Professor Nick Hitchon was an expert in nuclear fusion whose dream was to provide the world with relatively cheap and clean power, a dream which sadly remains unfulfilled to this day, for Nick and for many other scientists.

However, he was probably best known as one of the participants in the award-winning Up series. Nick, who has died in Wisconsin in the US following a long illness, grew up in Littondale as part of a farming family.

Though he was raised in a remote and rural area, Nick’s path was to take him far from the farming life of his forebears.

This was perhaps only dimly apparent when he was a pupil at the one-room Arncliffe CE Primary School and was chosen to take part in a Granada TV World in Action programme called Seven Up!

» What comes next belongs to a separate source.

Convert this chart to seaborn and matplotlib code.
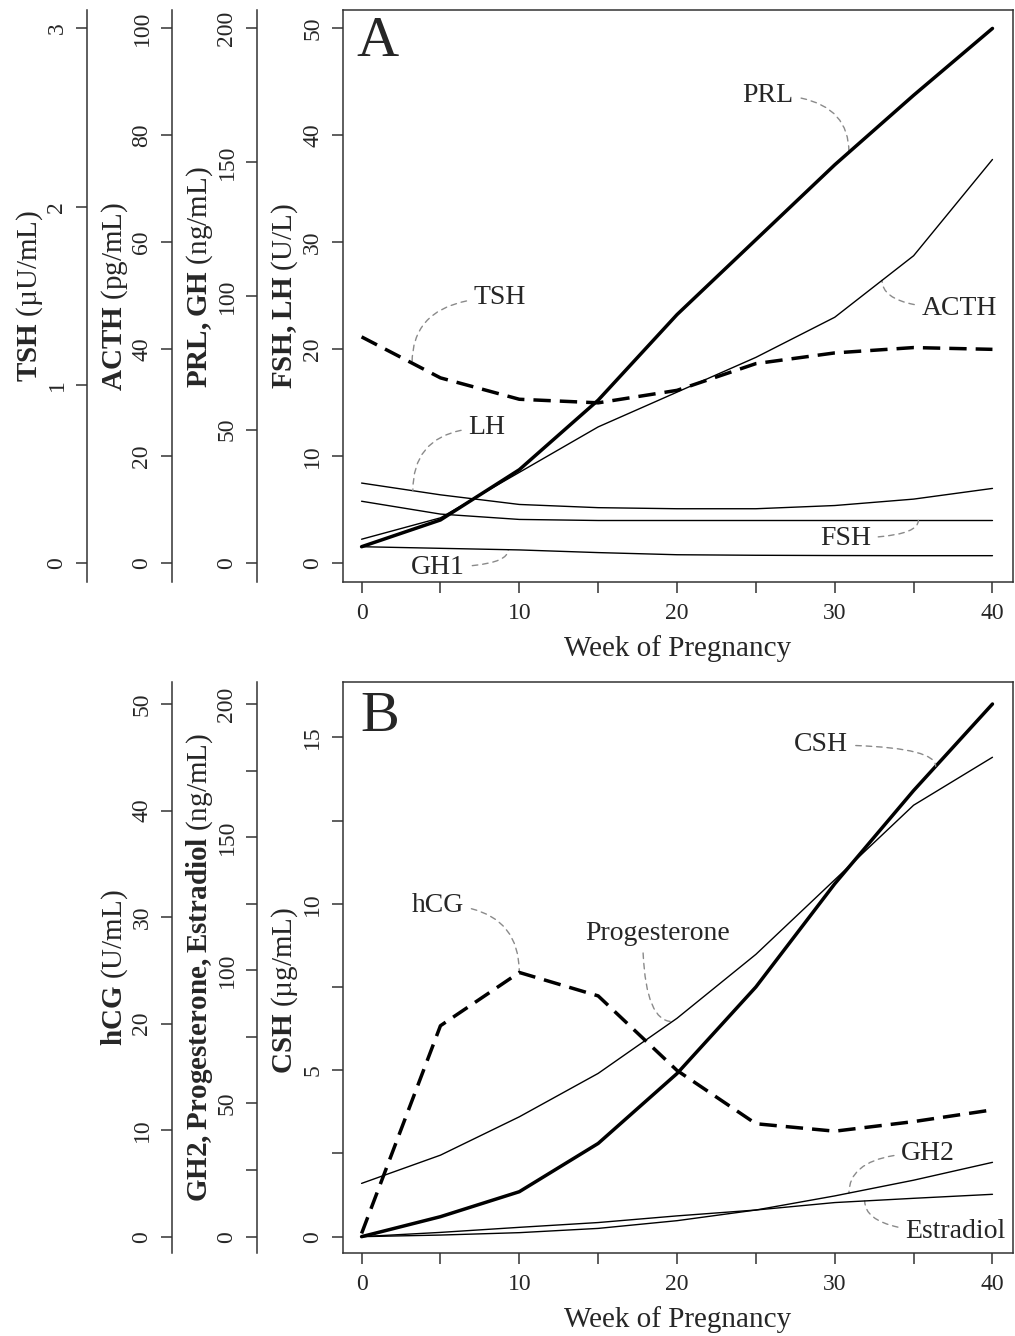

The story is that a TV researcher was despairing of finding a rural child who would talk to the camera for what was meant to be a one-off programme, in which children aged seven from differing backgrounds were asked their views on a range of subjects.

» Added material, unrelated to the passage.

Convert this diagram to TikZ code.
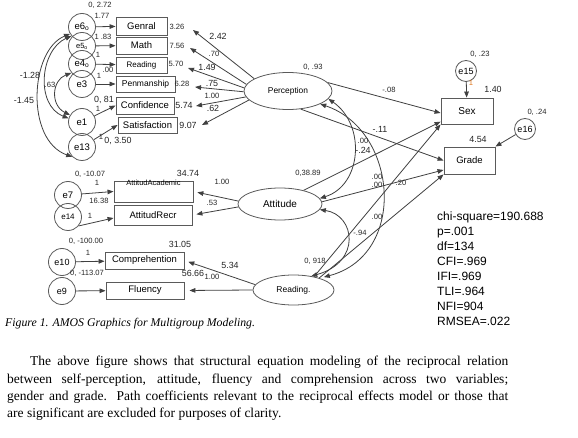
\documentclass[tikz,border=0pt]{standalone}
\usepackage{fontspec}
\setmainfont{Liberation Serif}
\newfontfamily\arialfam{Liberation Sans}
\usetikzlibrary{arrows.meta,shapes.geometric,calc}
\newcommand\fsz[1]{\fontsize{#1}{#1}\selectfont}
\definecolor{amosline}{HTML}{404040}
\definecolor{amosbox}{HTML}{5A5A5A}
\definecolor{fixone}{HTML}{E07820}
\tikzset{
  errc/.style={circle,draw=amosbox,line width=0.8pt,inner sep=0pt,minimum size=27pt,font=\arialfam\fsz{9.5}},
  obsbox/.style={rectangle,draw=amosbox,line width=0.9pt,inner sep=0pt,font=\arialfam\fsz{9.5}},
  latent/.style={ellipse,draw=amosbox,line width=0.8pt,inner sep=0pt},
  num/.style={inner sep=0pt,font=\arialfam\fsz{7.6},text=black!85},
  coef/.style={inner sep=0pt,font=\arialfam\fsz{8.9},text=black!85},
  reg/.style={draw=amosline,line width=0.8pt,-{Triangle[length=6pt,width=4.6pt]}},
  cov/.style={draw=amosline,line width=0.8pt,{Triangle[length=6pt,width=4.6pt]}-{Triangle[length=6pt,width=4.6pt]}},
  partext/.style={anchor=base west,inner sep=0pt,font=\fsz{13.5}},
}
\begin{document}
\begin{tikzpicture}[x=1pt,y=-1pt]
\fill[white] (0,0) rectangle (578,438);
\useasboundingbox (0,0) rectangle (578,438);

% perception indicators
\node[errc] (e6) at (82,27) {e6\textsubscript{o}};
\node[errc,font=\arialfam\fsz{7.5}] (e5) at (82,46) {e5\textsubscript{o}};
\node[errc] (e4) at (82,64) {e4\textsubscript{o}};
\node[errc] (e3) at (82,84) {e3};
\node[errc] (e1) at (82,122) {e1};
\node[errc] (e13) at (82,147) {e13};
\node[obsbox,minimum width=51pt,minimum height=18pt] (genral) at (141.5,26) {Genral};
\node[obsbox,minimum width=51pt,minimum height=17pt] (math) at (141.5,45.5) {Math};
\node[obsbox,minimum width=51pt,minimum height=16pt,font=\arialfam\fsz{8}] (readbox) at (141.5,65) {Reading};
\node[obsbox,minimum width=59pt,minimum height=16pt,font=\arialfam\fsz{8.5}] (penman) at (145.5,84) {Penmanship};
\node[obsbox,minimum width=58pt,minimum height=17pt] (confid) at (145,105.5) {Confidence};
\node[obsbox,minimum width=59pt,minimum height=16pt] (satisf) at (147.5,125) {Satisfaction};

% latent variables
\node[latent,minimum width=88pt,minimum height=37pt,font=\arialfam\fsz{8.4}] (perc) at (288,91) {Perception};
\node[latent,minimum width=84pt,minimum height=32pt,font=\arialfam\fsz{10}] (att) at (280,204) {Attitude};
\node[latent,minimum width=81pt,minimum height=30pt,font=\arialfam\fsz{8.5}] (readlat) at (293.5,290) {Reading.};

% outcomes
\node[obsbox,minimum width=52pt,minimum height=26pt,font=\arialfam\fsz{10}] (sex) at (467,111) {Sex};
\node[obsbox,minimum width=51pt,minimum height=27pt] (grade) at (469.5,160.5) {Grade};
\node[errc,minimum size=21pt,font=\arialfam\fsz{9}] (e15) at (466,71) {e15};
\node[errc,minimum size=21pt,font=\arialfam\fsz{9}] (e16) at (525,129) {e16};

% attitude indicators
\node[obsbox,minimum width=79pt,minimum height=21pt,label={[font=\arialfam\fsz{7.5},anchor=center,yshift=-2.5pt]north:AttitudAcademic}] (acad) at (153.5,191.5) {};
\node[obsbox,minimum width=78pt,minimum height=20pt] (recr) at (153,215) {AttitudRecr};
\node[errc] (e7) at (68,195) {e7};
\node[errc,font=\arialfam\fsz{8}] (e14) at (68,217) {e14};

% reading indicators
\node[obsbox,minimum width=79pt,minimum height=17pt] (comp) at (144.5,260.5) {Comprehention};
\node[obsbox,minimum width=78pt,minimum height=17pt] (fluen) at (145,290.5) {Fluency};
\node[errc,font=\arialfam\fsz{9}] (e10) at (62,262) {e10};
\node[errc,font=\arialfam\fsz{9}] (e9) at (62,291) {e9};

% error paths
\draw[reg] (e6) -- (genral);
\draw[reg] (e5) -- (math);
\draw[reg] (e4) -- (readbox);
\draw[reg] (e3) -- (penman);
\draw[reg] (e1) -- (confid.west);
\draw[reg] (e13) -- (satisf.west);
\draw[reg] (e7) -- (acad.west);
\draw[reg] (e14.-40) -- ([yshift=-3pt]recr.west);
\draw[reg] (e10) -- (comp);
\draw[reg] (e9) -- (fluen);
\draw[reg] (e15) -- (sex);
\draw[reg] (e16) -- (grade.north east);

% loadings
\coordinate (tg) at (193,30);
\coordinate (tm) at (190,48);
\coordinate (tr) at (188,68);
\coordinate (tp) at (195,87);
\coordinate (tc) at (196,106);
\coordinate (ts) at (202,125);
\draw[reg] (perc.160) -- (tg);
\draw[reg] (perc.171) -- (tm);
\draw[reg] (perc.176) -- (tr);
\draw[reg] (perc.181) -- (tp);
\draw[reg] (perc.188) -- (tc);
\draw[reg] (perc.193) -- (ts);
\draw[reg,shorten >=4pt] (att.176) -- (acad.east);
\draw[reg,shorten >=4pt] (att.184) -- (recr.east);
\draw[reg,shorten >=4pt] (readlat.172) -- (comp.east);
\draw[reg,shorten >=5pt] (readlat.180) -- (fluen.east);

% structural paths
\draw[reg] (perc.12) -- ([yshift=-2pt]sex.west);
\draw[reg] (perc.-55) -- (grade.west);
\draw[reg] (att.30) -- (sex.202);
\draw[reg] (att.3) -- (grade.200);
\draw[reg] (readlat.33) -- (sex.south west);
\draw[reg] (readlat.25) -- (grade.south west);

% covariances
\draw[cov] (e6.210) .. controls (30,50) and (25,140) .. (e13.225);
\draw[cov] (e6.220) .. controls (40,50) and (35,105) .. (e1.165);
\draw[cov] (e4.220) .. controls (52,80) and (50,105) .. (e1.150);
\draw[cov] (perc.-11) .. controls (366,125) and (362,185) .. (att.8);
\draw[cov] (perc.-22) .. controls (398,130) and (408,255) .. ([xshift=8pt]readlat.30);
\draw[cov] (att.-8) .. controls (355,215) and (362,262) .. (readlat.38);

% estimates
\node[num] (n1) at (100,5) {0, 2.72};
\node[num] (n2) at (102,16) {1.77};
\node[num] (n3) at (103,37) {1 .83};
\node[num] (n4) at (98,55) {1};
\node[num] (n5) at (108,70) {.00};
\node[num] (n6) at (99,76) {1};
\node[coef] (n7) at (104,100) {0, 81};
\node[num] (n8) at (98,109) {1};
\node[num] (n9) at (101,137) {1};
\node[coef] (n10) at (118,141) {0, 3.50};
\node[coef] (n11) at (30,75) {-1.28};
\node[coef] (n12) at (24,100) {-1.45};
\node[num] (n13) at (50,85) {.63};
\node[num] (v1) at (177,27) {3.26};
\node[num] (v2) at (177,46) {7.56};
\node[num] (v3) at (176,64) {5.70};
\node[num] (v4) at (182,84) {6.28};
\node[coef] (v5) at (184,105) {5.74};
\node[coef] (v6) at (188,125) {9.07};
\node[coef] (p1) at (218,36) {2.42};
\node[num] (p2) at (214,54) {.70};
\node[coef] (p3) at (207,67) {1.49};
\node[coef] (p4) at (212,83) {.75};
\node[num] (p5) at (212,96) {1.00};
\node[coef] (p6) at (213,108) {.62};
\node[num] (vperc) at (313,67) {0, .93};
\node[num] (s1) at (389,90) {-.08};
\node[coef] (s2) at (380,129) {-.11};
\node[num] (s3) at (363,141) {.00};
\node[coef] (s4) at (363,150) {-.24};
\node[num] (s5) at (377,177) {.00};
\node[num] (s6) at (377,185) {.00};
\node[num] (s7) at (401,183) {.20};
\node[num] (s8) at (377,217) {.00};
\node[num] (s9) at (360,233) {-.94};
\node[num] (vatt) at (308,173) {0,38.89};
\node[num] (vread) at (315,261) {0, 918};
\node[num] (a1) at (222,182) {1.00};
\node[num] (a2) at (212,203) {.53};
\node[coef] (a3) at (188,173) {34.74};
\node[num] (a4) at (90,174) {0, -10.07};
\node[num] (a5) at (97,183) {1};
\node[num] (a6) at (99,201) {16.38};
\node[num] (a7) at (90,216) {1};
\node[num] (r1) at (86,241) {0, -100.00};
\node[num] (r2) at (88,253) {1};
\node[num] (r3) at (87,273) {0, -113.07};
\node[coef] (r4) at (180,244) {31.05};
\node[coef] (r5) at (193,273) {56.66};
\node[num] (r6) at (212,277) {1.00};
\node[coef] (r7) at (230,265) {5.34};
\node[num] (o1) at (480,54) {0, .23};
\node[num,text=fixone] (o2) at (471,83) {1};
\node[coef] (o3) at (493,89) {1.40};
\node[num] (o4) at (537,112) {0, .24};
\node[coef] (o5) at (478,139) {4.54};

% fit indices
\node[anchor=north west,inner sep=0pt,align=left,font=\arialfam\fontsize{12}{15}\selectfont] (fit) at (437,212) {chi-square=190.688\\p=.001\\df=134\\CFI=.969\\IFI=.969\\TLI=.964\\NFI=904\\RMSEA=.022};

% caption and text
\node[anchor=base west,inner sep=0pt,font=\itshape\fsz{11.8}] (cap) at (5,326) {Figure 1. AMOS Graphics for Multigroup Modeling.};
\node[partext] (par1) at (30,365) {\makebox[478pt][s]{The above figure shows that structural equation modeling of the reciprocal relation}};
\node[partext] (par2) at (7,383) {\makebox[501pt][s]{between self-perception, attitude, fluency and comprehension across two variables;}};
\node[partext] (par3) at (7,400) {\makebox[501pt][s]{gender and grade. Path coefficients relevant to the reciprocal effects model or those that}};
\node[partext] (par4) at (7,417) {are significant are excluded for purposes of clarity.};
\end{tikzpicture}
\end{document}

The researcher was told Nick would definitely talk, but he was only six. The researcher said that was near enough, and so it was that Nick appeared on British TV in 1964 to explain that he wanted to learn about the Moon, though he refused to say what he thought about girls.

It was meant to be a one-off programme, but the TV cameras returned for 14 Up, when Nick was actually 13.

By now he was at Ermysted’s Grammar School, Skipton. Here his love of science began to flourish, though he was also a keen sportsman, captaining the rugby first XV and playing for a Yorkshire Schools team.

From here he went to Merton College, Oxford, to study physics. The filming of 21 Up found Nick, now actually aged 19, busy with post-graduate studies at Oxford. The latest instalment of what was now the Up series was timed to coincide with the 21st anniversary of Granada TV, a sign that it was regarded as a prestigious programme. Now it is perhaps more seen as a precursor of reality television, examining the changing lives of real people at seven-yearly intervals.

Nick was about make a major change in his life, as he moved to the University of Wisconsin in the US in the early 1980s to continue his work in nuclear fusion.

He remained at the university’s Department of Computer and Electrical Engineering for four decades. Nick became a full professor in 1994 and was department chair from 1999 to 2002. He was the author of more than 100 articles and three books in his specialist field.

Nick participated in all the films in the Up documentary series. Originally intended as a one-off programme looking at how Britain’s class structure was reflected in the lives of seven-year-old children in the 1960s, it evolved as the programme makers started going back to see the participants every seven years, though Nick was always at least a year younger than the programme title suggested.

Though some of the filming happened in the US, more often the production team brought him back to the UK to be shown in locations with personal significance for him. This included the Dales, which gave him an opportunity to see his late parents, Guy and Iona Hitchon, and younger brothers Andrew and Chris, and occasionally to carry out farm-related tasks, something he had not been asked to do for many years.

Nick was diagnosed with cancer several years ago but was determined to live as full a life as possible, and only retired from the university in the spring of 2022.

He leaves his widow, Cryss, and son Adam. A funeral service is to be held in Wisconsin.